В начале 70-х годов на юге Эфиопии ежегодно добывалось до тонны золота, которое тут же тайно вывозилось в Швейцарию. И принадлежало золото императору, который благодаря единоличной власти, отсутствию оппозиции, высоким и ни к чему не обязывающим лозунгам сделал прессу своей служанкой, деформировал общественное мнение. Народ, находившийся на грани физического истощения, не знал, что его богатства депонируются на секретных счетах, но знал наверняка то, чего нет: Хайле Селассие денно и нощно печется о процветании Эфиопии и ее подданных. То, что золото негуса так и не смогли получить обратно, — лишнее свидетельство изначальной извращенности единовластия, как бы оно ни называлось, вождизм или диктаторство.
За многотонными дверями из стали высших марок в хранилищах швейцарских банков лежат «невостребованными» сотни тонн золота как умершего в изгнании Хайле Селассие, так и убитого в Марселе югославского короля Александра. По всей вероятности, там же на секретных счетах лежат ценности, наворованные южновьетнамским президентом Тхиеу, президентом Индонезии Сукарно. Не исключено, что многие ушли, унося с собой тайные коды счетов. Часть золота и сокровищ, награбленных гитлеровцами по всей Европе, также лежит на секретных счетах «бесхозной».
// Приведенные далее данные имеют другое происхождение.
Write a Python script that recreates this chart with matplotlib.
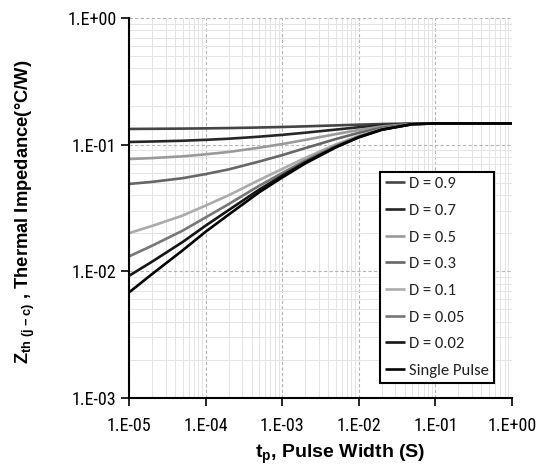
import matplotlib
matplotlib.use("Agg")
import matplotlib.pyplot as plt
from matplotlib.ticker import FixedLocator, FixedFormatter, LogLocator, NullFormatter

plt.rcParams["font.family"] = ["Liberation Sans", "DejaVu Sans"]
plt.rcParams["mathtext.fontset"] = "custom"
plt.rcParams["mathtext.bf"] = "Liberation Sans:bold"
plt.rcParams["mathtext.rm"] = "Liberation Sans:bold"
plt.rcParams["mathtext.default"] = "bf"

# --- Data ---
pulse_width = [1e-5, 2e-5, 5e-5, 1e-4, 2e-4, 5e-4, 1e-3, 2e-3, 5e-3, 1e-2, 2e-2, 5e-2, 1e-1, 1.0]

z_d09 = [0.1330, 0.1333, 0.1338, 0.1344, 0.1351, 0.1365, 0.1378, 0.1394, 0.1418, 0.1437, 0.1454, 0.1468, 0.147, 0.147]
z_d07 = [0.1049, 0.1058, 0.1073, 0.1091, 0.1113, 0.1155, 0.1194, 0.1242, 0.1314, 0.1371, 0.1422, 0.1464, 0.147, 0.147]
z_d05 = [0.0769, 0.0783, 0.0808, 0.0838, 0.0875, 0.0945, 0.1010, 0.1090, 0.1210, 0.1305, 0.1390, 0.1460, 0.147, 0.147]
z_d03 = [0.0489, 0.0508, 0.0543, 0.0585, 0.0637, 0.0735, 0.0826, 0.0938, 0.1106, 0.1239, 0.1358, 0.1456, 0.147, 0.147]
z_d01 = [0.0200, 0.0228, 0.0275, 0.0330, 0.0398, 0.0525, 0.0642, 0.0786, 0.1002, 0.1173, 0.1326, 0.1452, 0.147, 0.147]
z_d005 = [0.0131, 0.0159, 0.0209, 0.0266, 0.0339, 0.0473, 0.0596, 0.0748, 0.0976, 0.1157, 0.1318, 0.1451, 0.147, 0.147]
z_d002 = [0.0092, 0.0119, 0.0170, 0.0229, 0.0304, 0.0441, 0.0569, 0.0725, 0.0960, 0.1147, 0.1313, 0.1450, 0.147, 0.147]
z_single = [0.0068, 0.0095, 0.0146, 0.0205, 0.0280, 0.0420, 0.0550, 0.0710, 0.0950, 0.1140, 0.1310, 0.1450, 0.147, 0.147]

series_labels = ["D = 0.9", "D = 0.7", "D = 0.5", "D = 0.3", "D = 0.1", "D = 0.05", "D = 0.02", "Single Pulse"]
series_values = [z_d09, z_d07, z_d05, z_d03, z_d01, z_d005, z_d002, z_single]
series_colors = ["#454545", "#262626", "#9a9a9a", "#666666", "#ababab", "#777777", "#151515", "#050505"]

x_ticks = [1e-5, 1e-4, 1e-3, 1e-2, 1e-1, 1.0]
x_tick_labels = ["1.E-05", "1.E-04", "1.E-03", "1.E-02", "1.E-01", "1.E+00"]
y_ticks = [1e-3, 1e-2, 1e-1, 1.0]
y_tick_labels = ["1.E-03", "1.E-02", "1.E-01", "1.E+00"]

fig = plt.figure(figsize=(5.42, 4.67), dpi=100)
ax = fig.add_axes([0.238, 0.148, 0.7066, 0.8135])

for vals, lab, col in zip(series_values, series_labels, series_colors):
    ax.plot(pulse_width, vals, color=col, linewidth=1.9, label=lab, solid_capstyle="butt")

ax.set_xscale("log")
ax.set_yscale("log")
ax.set_xlim(1e-5, 1.0)
ax.set_ylim(1e-3, 1.0)

ax.xaxis.set_major_locator(FixedLocator(x_ticks))
ax.xaxis.set_major_formatter(FixedFormatter(x_tick_labels))
ax.yaxis.set_major_locator(FixedLocator(y_ticks))
ax.yaxis.set_major_formatter(FixedFormatter(y_tick_labels))
for axis in (ax.xaxis, ax.yaxis):
    axis.set_minor_locator(LogLocator(base=10, subs=range(2, 10), numticks=20))
    axis.set_minor_formatter(NullFormatter())

ax.grid(True, which="major", color="#b4b4b4", linestyle=(0, (3, 2)), linewidth=0.8)
ax.grid(True, which="minor", color="#e4e4e4", linestyle="-", linewidth=0.7)
ax.set_axisbelow(True)

for side in ("top", "right"):
    ax.spines[side].set_visible(False)
for side in ("left", "bottom"):
    ax.spines[side].set_linewidth(1.5)
    ax.spines[side].set_color("black")

ax.tick_params(which="major", direction="out", length=5.5, width=1.2)
ax.tick_params(axis="x", which="major", pad=8)
ax.tick_params(axis="y", which="major", pad=3.5)
ax.tick_params(which="minor", length=0)
for lbl in ax.get_xticklabels() + ax.get_yticklabels():
    lbl.set_fontfamily(["Roboto Condensed", "Liberation Sans"])
    lbl.set_fontsize(13)

ax.set_xlabel(r"$t_p$, Pulse Width (S)", fontsize=14, fontweight="bold")
ax.xaxis.set_label_coords(0.551, -0.118)
ax.set_ylabel(r"$Z_{th\ (j-c)}$ , Thermal Impedance(°C/W)", fontsize=13.2, fontweight="bold")
ax.yaxis.set_label_coords(-0.24, 0.49)

# legend box sits flush at (494, 383) px like the original
leg = ax.legend(loc="lower right", bbox_to_anchor=(0.953, 0.0395), borderaxespad=0,
                prop={"family": ["Carlito", "Liberation Sans"], "size": 12},
                handlelength=1.2, handletextpad=0.25, labelspacing=0.72, borderpad=0.3,
                fancybox=False, framealpha=1, edgecolor="black")
leg.get_frame().set_linewidth(1.5)
for t in leg.get_texts():
    t.set_color("#222222")

fig.savefig("out.png", dpi=100, facecolor="white")
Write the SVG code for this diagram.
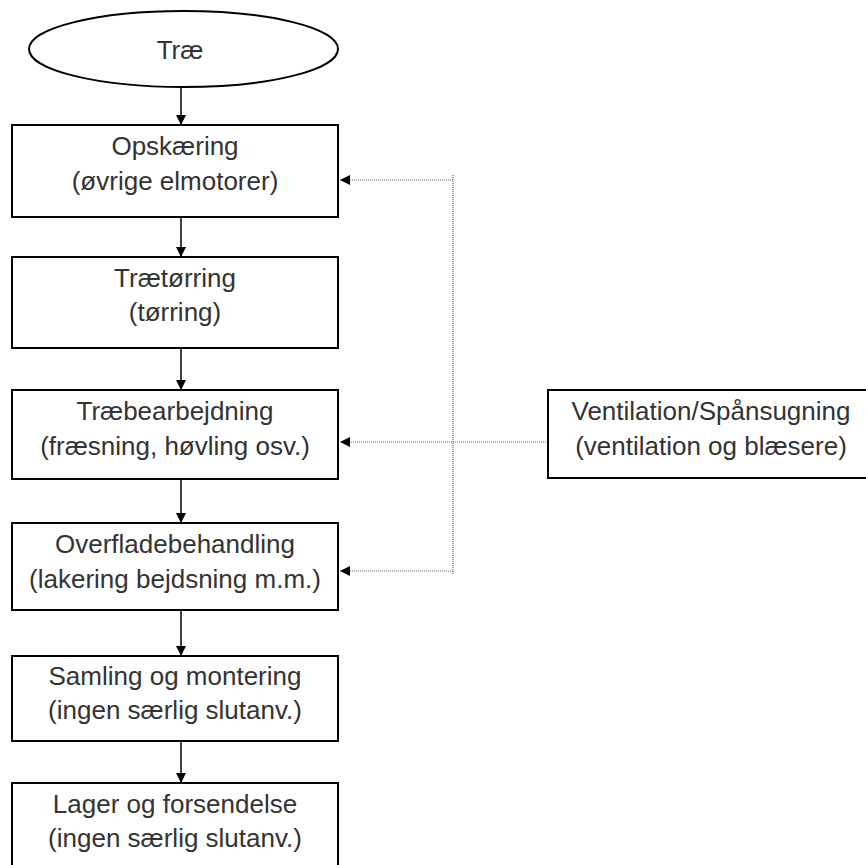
<svg xmlns="http://www.w3.org/2000/svg" width="866" height="865" viewBox="0 0 866 865">
  <style>
    .box { fill: #fff; stroke: #000; stroke-width: 2; }
    .lbl { font-family: "Liberation Sans", Arial, sans-serif; font-size: 26px; fill: #333; text-anchor: middle; }
    .flow { stroke: #000; stroke-width: 1.5; fill: none; }
    .feed { stroke: #666; stroke-width: 1.2; stroke-dasharray: 1 1; fill: none; }
  </style>
  <defs>
    <marker id="head" markerWidth="10" markerHeight="10" refX="10" refY="5" orient="auto" markerUnits="userSpaceOnUse">
      <path d="M0,0 L10,5 L0,10 Z" fill="#000"/>
    </marker>
  </defs>
  <rect width="866" height="865" fill="#fff"/>

  <g id="connectors">
    <!-- main process flow -->
    <line class="flow" x1="181" y1="87" x2="181" y2="125" marker-end="url(#head)"/>
    <line class="flow" x1="181" y1="217" x2="181" y2="257" marker-end="url(#head)"/>
    <line class="flow" x1="181" y1="348" x2="181" y2="390" marker-end="url(#head)"/>
    <line class="flow" x1="181" y1="479" x2="181" y2="523" marker-end="url(#head)"/>
    <line class="flow" x1="181" y1="610" x2="181" y2="656" marker-end="url(#head)"/>
    <line class="flow" x1="181" y1="741" x2="181" y2="783" marker-end="url(#head)"/>
    <!-- ventilation feed lines -->
    <line class="feed" x1="453" y1="175" x2="453" y2="575"/>
    <line class="feed" x1="548" y1="442" x2="340" y2="442" marker-end="url(#head)"/>
    <line class="feed" x1="453" y1="180" x2="340" y2="180" marker-end="url(#head)"/>
    <line class="feed" x1="453" y1="571" x2="340" y2="571" marker-end="url(#head)"/>
  </g>

  <g id="trae">
    <ellipse class="box" cx="183.5" cy="49" rx="154.5" ry="38"/>
    <text class="lbl" x="180" y="59">Træ</text>
  </g>

  <g id="opskaering">
    <rect class="box" x="12" y="125" width="326" height="92"/>
    <text class="lbl" x="175" y="155">Opskæring</text>
    <text class="lbl" x="175" y="190">(øvrige elmotorer)</text>
  </g>

  <g id="traetoerring">
    <rect class="box" x="12" y="257" width="326" height="91"/>
    <text class="lbl" x="175" y="287">Trætørring</text>
    <text class="lbl" x="175" y="321">(tørring)</text>
  </g>

  <g id="traebearbejdning">
    <rect class="box" x="12" y="390" width="326" height="89"/>
    <text class="lbl" x="175" y="420">Træbearbejdning</text>
    <text class="lbl" x="175" y="455">(fræsning, høvling osv.)</text>
  </g>

  <g id="overfladebehandling">
    <rect class="box" x="12" y="523" width="326" height="87"/>
    <text class="lbl" x="175" y="553">Overfladebehandling</text>
    <text class="lbl" x="175" y="588">(lakering bejdsning m.m.)</text>
  </g>

  <g id="samling">
    <rect class="box" x="12" y="656" width="326" height="85"/>
    <text class="lbl" x="175" y="685">Samling og montering</text>
    <text class="lbl" x="175" y="719">(ingen særlig slutanv.)</text>
  </g>

  <g id="lager">
    <rect class="box" x="12" y="783" width="326" height="90"/>
    <text class="lbl" x="175" y="813">Lager og forsendelse</text>
    <text class="lbl" x="175" y="847">(ingen særlig slutanv.)</text>
  </g>

  <g id="ventilation">
    <rect class="box" x="548" y="390" width="327" height="88"/>
    <text class="lbl" x="711" y="420">Ventilation/Spånsugning</text>
    <text class="lbl" x="711" y="455">(ventilation og blæsere)</text>
  </g>
</svg>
Едва политический барометр показывает на бурю, правители и диктаторы спешат вывезти государственную казну и награбленные сокровища вместе с останками предков. Это, может, и не хорошо, но возмущенные и обворованные люди оскверняют останки тех, кто породил политических бандитов и международных мошенников.
То, что человек, будь он даже кровавый диктатор, хочет обеспечить свое будущее, понять можно, если бы не всепожирающая, всеподавляющая жадность, граничащая с патологией. Это не имеющее резонов корыстолюбие, алчность, когда воруют миллиарды, с которыми реально ничего нельзя сделать, превосходит нормальное человеческое понимание.
Стреснер не спал два раза кряду в одной постели и в одном месте, но воровать не прекращал. Все во имя одного человека — так можно охарактеризовать ситуации в «банановых республиках», где царствуют «пожизненные президенты». Отличительными чертами диктаторов являются властолюбие, корыстолюбие. Этой простой модели соответствовал бывший президент-диктатор Филиппин Фердинанд Маркос. Он женился на своей пассии, бывшей королеве красоты Имельде, которой цепи Гименея дали свободу настоящей королевы. Если на Филиппинах алчные авантюристы бросились в джунгли с лопатами и кольтами, чтобы отыскать спрятанные там маркосовские сокровища, то в центре Европы поиски кладов происходят в кабинетах министров и судебных инстанциях.
Двадцать лет президентствовал Маркос и двадцать лет обворовывал свой народ, от него не отставала и его жена. Считают, что наворованные супругами и камарильей суммы доходят чуть ли не до 10 млрд долл. Сколько в действительности наворовано, вряд ли кто точно знает, включая и самого Маркоса. Это тем более показательно, что официальная зарплата президента не превышала 6 тыс. долл. в месяц. Сохранность денег и ценностей президенту и королеве гарантировала швейцарская банковская система с ее секретными счетами. Первый тайный счет в Швейцарии Маркос открыл через два года после избрания. Может, это и есть разумный предел честного царствования президентов? Затем счета и суммы возрастали в геометрической прогрессии.
Откуда же такие деньги? До известной степени это подарки из прошлого, вернее, плата за прежние страдания филиппинского народа, это репарации, выплачиваемые Японией, в свое время оккупировавшей островное государство. Минуя Манилу, через Токио и Гонконг 10 % этих сумм поступали в швейцарские банки. Кредиты от других стран, налоги с населения, государственные и военные закупки — все облагалось налогом в пользу Маркоса, как некогда в пользу церкви.
Час пробил. Маркос бежал. Но экспроприировать экспроприатора не удалось. Он бежал под крылышко «дяди Сэма» на борту самолета ВВС США — этого почти официального перевозчика «горящих диктаторов». Излишне говорить, что живет чета с вызывающей роскошью на Гавайских островах в особняке, изнутри напоминающем царский дворец, извне — неприступную крепость.